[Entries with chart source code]
● ● ● ●

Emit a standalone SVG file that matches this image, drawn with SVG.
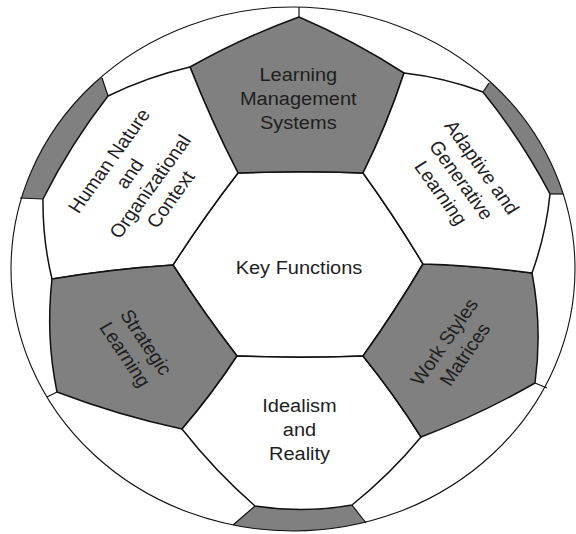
<svg xmlns="http://www.w3.org/2000/svg" width="576" height="534" viewBox="0 0 576 534">
  <style>
    .white { fill: #ffffff; stroke: #111111; stroke-width: 1.5; stroke-linejoin: round; }
    .grey { fill: #808080; stroke: #111111; stroke-width: 1.5; stroke-linejoin: round; }
    .band { fill: #808080; stroke: none; }
    .seam { fill: none; stroke: #111111; stroke-width: 1.2; }
    .rim { fill: none; stroke: #111111; stroke-width: 1.1; }
    .lbl { font-family: "Liberation Sans", Arial, Helvetica, sans-serif; font-size: 18.6px; fill: #1e1e1e; text-anchor: middle; }
  </style>
  <defs>
    <clipPath id="ball">
      <ellipse cx="293" cy="269" rx="282" ry="262"/>
    </clipPath>
  </defs>

  <!-- ball body -->
  <ellipse cx="293" cy="269" rx="282" ry="262" fill="#ffffff"/>

  <!-- outer panels cut by the rim -->
  <g id="outer-panels" clip-path="url(#ball)">
    <path class="band" d="M108,96 Q70.4,144.3 43,199 L-3,197 L94,54 Z"/>
    <path class="band" d="M483,92 Q521.5,139.7 550,194 L600,194 L600,100 L501,65 Z"/>
    <path class="band" d="M255,506 Q303.5,513.5 352,505 L382,544 L210,545 Z"/>
  </g>

  <!-- centre panel -->
  <g id="key-functions">
    <path class="white" d="M238,173 Q300.5,170.6 363,173 Q395,217.2 423,264 Q395,311.3 363,356 Q300,358.4 237,356 Q203,311.9 173,265 Q203.5,217.6 238,173 Z"/>
    <g transform="translate(299 0) scale(1.076 1)">
      <text class="lbl" x="0" y="274">Key Functions</text>
    </g>
  </g>

  <g id="learning-management-systems">
    <path class="grey" d="M238,173 Q300.5,170.6 363,173 Q387.2,124.5 404,73 Q353.9,40.6 299,17 Q242.4,37.5 190,67 Q211.3,121.2 238,173 Z"/>
    <g transform="translate(298.3 0) scale(1.076 1)">
      <text class="lbl"><tspan x="0" y="81">Learning</tspan><tspan x="0" y="105">Management</tspan><tspan x="0" y="129">Systems</tspan></text>
    </g>
  </g>

  <g id="human-nature">
    <path class="white" d="M238,173 Q211.3,121.2 190,67 Q147.3,76.8 108,96 Q70.4,144.3 43,199 Q42.5,239.6 52,279 Q112.2,269 173,265 Q203.5,217.6 238,173 Z"/>
    <g transform="translate(139.7 180) scale(1.076 1) rotate(-56)">
      <text class="lbl"><tspan x="0" y="-28">Human Nature</tspan><tspan x="0" y="-5">and</tspan><tspan x="0" y="18">Organizational</tspan><tspan x="0" y="41">Context</tspan></text>
    </g>
  </g>

  <g id="strategic-learning">
    <path class="grey" d="M173,265 Q112.2,269 52,279 Q45.5,336 57,392 Q118.1,415.3 182,429 Q211.9,394.3 237,356 Q203,311.9 173,265 Z"/>
    <g transform="translate(135.8 348.3) scale(1.076 1) rotate(58)">
      <text class="lbl"><tspan x="0" y="-5">Strategic</tspan><tspan x="0" y="18">Learning</tspan></text>
    </g>
  </g>

  <g id="idealism-reality">
    <path class="white" d="M237,356 Q211.9,394.3 182,429 Q214.9,470.9 255,506 Q303.5,513.5 352,505 Q390,474.6 421,437 Q394.4,394.8 363,356 Q300,358.4 237,356 Z"/>
    <g transform="translate(299.5 0) scale(1.076 1)">
      <text class="lbl"><tspan x="0" y="412">Idealism</tspan><tspan x="0" y="436">and</tspan><tspan x="0" y="460">Reality</tspan></text>
    </g>
  </g>

  <g id="work-styles-matrices">
    <path class="grey" d="M363,356 Q395,311.3 423,264 Q477.7,265.5 532,273 Q542.5,327.8 535,383 Q480.1,414.5 421,437 Q394.4,394.8 363,356 Z"/>
    <g transform="translate(454.5 348) scale(1.076 1) rotate(-57)">
      <text class="lbl"><tspan x="0" y="-5">Work Styles</tspan><tspan x="0" y="18">Matrices</tspan></text>
    </g>
  </g>

  <g id="adaptive-generative-learning">
    <path class="white" d="M363,173 Q387.2,124.5 404,73 Q444.7,77.6 483,92 Q521.5,139.7 550,194 Q545.9,234.6 532,273 Q477.7,265.5 423,264 Q395,217.2 363,173 Z"/>
    <g transform="translate(461.5 180) scale(1.076 1) rotate(56)">
      <text class="lbl"><tspan x="0" y="-16.5">Adaptive and</tspan><tspan x="0" y="6.5">Generative</tspan><tspan x="0" y="29.5">Learning</tspan></text>
    </g>
  </g>

  <!-- short seams running out to the rim -->
  <g id="seams">
    <path class="seam" d="M299,17 L299,7"/>
    <path class="seam" d="M108,96 L102,78"/>
    <path class="seam" d="M43,199 L20,198"/>
    <path class="seam" d="M57,392 L47,397"/>
    <path class="seam" d="M255,506 L233,525"/>
    <path class="seam" d="M352,505 L366,523"/>
    <path class="seam" d="M535,383 L547,388"/>
    <path class="seam" d="M550,194 L563,194"/>
    <path class="seam" d="M483,92 L489,83"/>
  </g>

  <!-- rim -->
  <ellipse class="rim" cx="293" cy="269" rx="282" ry="262"/>
</svg>
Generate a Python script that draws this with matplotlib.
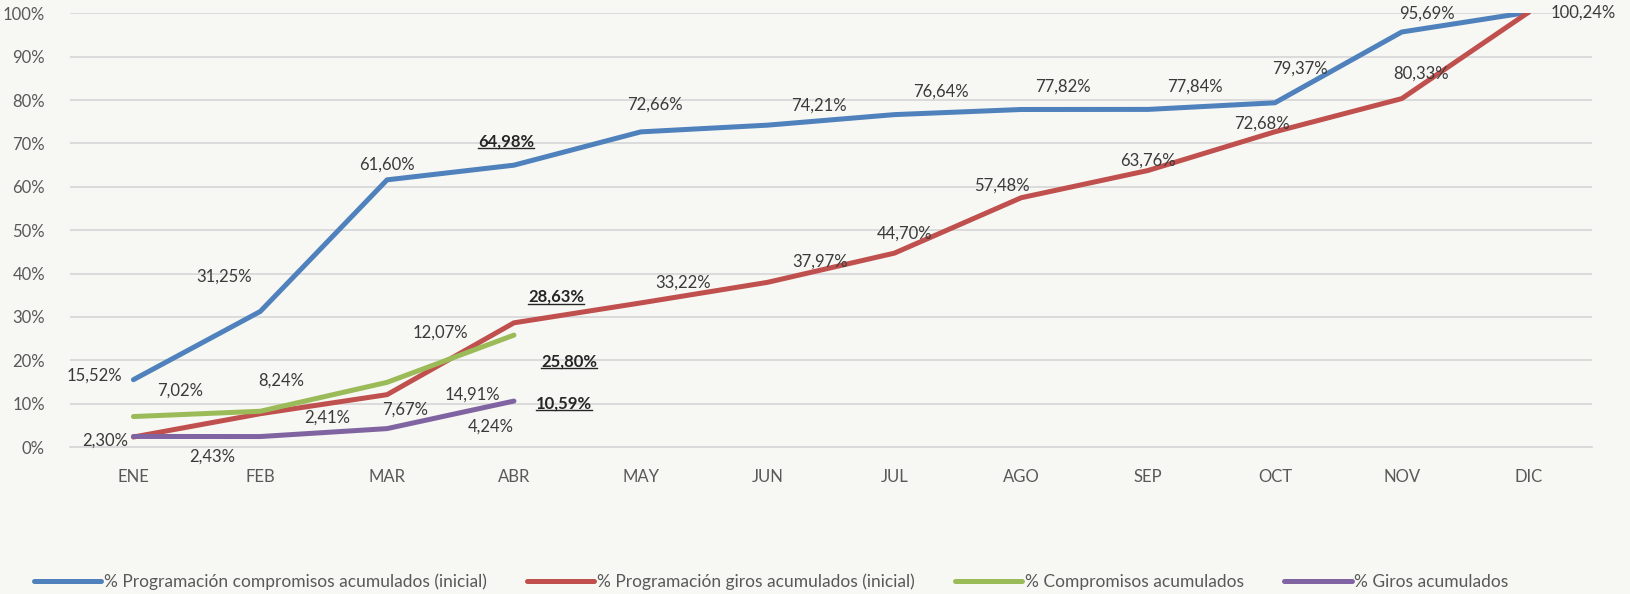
import matplotlib
matplotlib.use("Agg")
import matplotlib.pyplot as plt
from matplotlib.ticker import PercentFormatter
from matplotlib.lines import Line2D
from matplotlib.transforms import IdentityTransform

plt.rcParams['font.family'] = ['Lato', 'DejaVu Sans']

meses = ['ENE', 'FEB', 'MAR', 'ABR', 'MAY', 'JUN', 'JUL', 'AGO', 'SEP', 'OCT', 'NOV', 'DIC']

prog_compromisos = [15.52, 31.25, 61.60, 64.98, 72.66, 74.21, 76.64, 77.82, 77.84, 79.37, 95.69, 100.24]
prog_giros = [2.30, 7.67, 12.07, 28.63, 33.22, 37.97, 44.70, 57.48, 63.76, 72.68, 80.33, 100.24]
compromisos = [7.02, 8.24, 14.91, 25.80]
giros = [2.43, 2.41, 4.24, 10.59]

nombres = ['% Programación compromisos acumulados (inicial)',
           '% Programación giros acumulados (inicial)',
           '% Compromisos acumulados',
           '% Giros acumulados']
colores = ['#4f81bd', '#c0504d', '#9bbb59', '#8064a2']

# label offsets in pixels (dx, dy); None = no label
off_blue = [(-39, 4), (-36, 35), (0, 15), (-8, 24), (14, 27), (51, 20), (47, 23),
            (42, 23), (47, 23), (25, 34), (25, 18), None]
off_red = [(-28, -4), (145, 4), (53, 62), (42, 26), (42, 20), (53, 21), (10, 20),
           (-19, 12), (0, 10), (-13, 8), (19, 25), (55, 0)]
off_green = [(47, 26), (21, 31), (85, -12), (55, -26)]
off_purple = [(79, -20), (67, 19), (104, 2), (50, -2)]
destacados = {(0, 3), (1, 3), (2, 3), (3, 3)}  # bold + underlined labels

bg = '#f7f7f3'
fig = plt.figure(figsize=(16.3, 5.94), dpi=100, facecolor=bg)
ax = fig.add_axes([70 / 1630, 1 - 447 / 594, 1522 / 1630, 433.7 / 594])
ax.set_facecolor(bg)

series = [prog_compromisos, prog_giros, compromisos, giros]
offsets = [off_blue, off_red, off_green, off_purple]

for k, (vals, col, nom) in enumerate(zip(series, colores, nombres)):
    ax.plot(range(len(vals)), vals, color=col, lw=3.6, label=nom,
            solid_capstyle='round', solid_joinstyle='round', zorder=3)

bold_texts = []
for k, (vals, offs) in enumerate(zip(series, offsets)):
    for i, v in enumerate(vals):
        if offs[i] is None:
            continue
        txt = f"{v:.2f}".replace('.', ',') + '%'
        bold = (k, i) in destacados
        t = ax.annotate(txt, xy=(i, v), xytext=offs[i], textcoords='offset pixels',
                        ha='center', va='center', fontsize=12,
                        color='#262626' if bold else '#3a3a3a',
                        fontweight='bold' if bold else 'normal',
                        annotation_clip=False, zorder=5)
        if bold:
            bold_texts.append(t)

ax.set_xlim(-0.5, 11.5)
ax.set_ylim(0, 100)
ax.set_xticks(range(12))
ax.set_xticklabels(meses)
ax.set_yticks(range(0, 101, 10))
ax.yaxis.set_major_formatter(PercentFormatter(100, decimals=0))
ax.tick_params(axis='both', length=0, labelsize=12, labelcolor='#595959')
ax.tick_params(axis='x', pad=16)
ax.tick_params(axis='y', pad=18)
ax.grid(axis='y', color='#d9d9d9', lw=1.3, zorder=0)
for s in ['top', 'right', 'left']:
    ax.spines[s].set_visible(False)
ax.spines['bottom'].set_color('#d9d9d9')
ax.spines['bottom'].set_linewidth(1.3)

fig.legend(loc='center', bbox_to_anchor=(0.473, 0.02), ncol=4, frameon=False,
           fontsize=12.5, handlelength=3.9, handletextpad=0.15, columnspacing=2.3,
           labelcolor='#595959')

fig.canvas.draw()
r = fig.canvas.get_renderer()
for t in bold_texts:
    bb = t.get_window_extent(r)
    fig.add_artist(Line2D([bb.x0, bb.x1], [bb.y0 + 1, bb.y0 + 1], color='#262626',
                          lw=1.0, transform=IdentityTransform()))

fig.savefig('out.png', dpi=100, facecolor=bg)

● ● ● ●

■ EXERCISE AIM ■
Looking above, find the stretch of lines that opens with the one holding "Generate a Python" and closes with the one holding "offsets = [off_blue, off_red, off_green, off_purple]". Copy it exactly, pictures excluded.

■ ANSWER TO THE EXERCISE ■
Generate a Python script that draws this with matplotlib.
import matplotlib
matplotlib.use("Agg")
import matplotlib.pyplot as plt
from matplotlib.ticker import PercentFormatter
from matplotlib.lines import Line2D
from matplotlib.transforms import IdentityTransform

plt.rcParams['font.family'] = ['Lato', 'DejaVu Sans']

meses = ['ENE', 'FEB', 'MAR', 'ABR', 'MAY', 'JUN', 'JUL', 'AGO', 'SEP', 'OCT', 'NOV', 'DIC']

prog_compromisos = [15.52, 31.25, 61.60, 64.98, 72.66, 74.21, 76.64, 77.82, 77.84, 79.37, 95.69, 100.24]
prog_giros = [2.30, 7.67, 12.07, 28.63, 33.22, 37.97, 44.70, 57.48, 63.76, 72.68, 80.33, 100.24]
compromisos = [7.02, 8.24, 14.91, 25.80]
giros = [2.43, 2.41, 4.24, 10.59]

nombres = ['% Programación compromisos acumulados (inicial)',
           '% Programación giros acumulados (inicial)',
           '% Compromisos acumulados',
           '% Giros acumulados']
colores = ['#4f81bd', '#c0504d', '#9bbb59', '#8064a2']

# label offsets in pixels (dx, dy); None = no label
off_blue = [(-39, 4), (-36, 35), (0, 15), (-8, 24), (14, 27), (51, 20), (47, 23),
            (42, 23), (47, 23), (25, 34), (25, 18), None]
off_red = [(-28, -4), (145, 4), (53, 62), (42, 26), (42, 20), (53, 21), (10, 20),
           (-19, 12), (0, 10), (-13, 8), (19, 25), (55, 0)]
off_green = [(47, 26), (21, 31), (85, -12), (55, -26)]
off_purple = [(79, -20), (67, 19), (104, 2), (50, -2)]
destacados = {(0, 3), (1, 3), (2, 3), (3, 3)}  # bold + underlined labels

bg = '#f7f7f3'
fig = plt.figure(figsize=(16.3, 5.94), dpi=100, facecolor=bg)
ax = fig.add_axes([70 / 1630, 1 - 447 / 594, 1522 / 1630, 433.7 / 594])
ax.set_facecolor(bg)

series = [prog_compromisos, prog_giros, compromisos, giros]
offsets = [off_blue, off_red, off_green, off_purple]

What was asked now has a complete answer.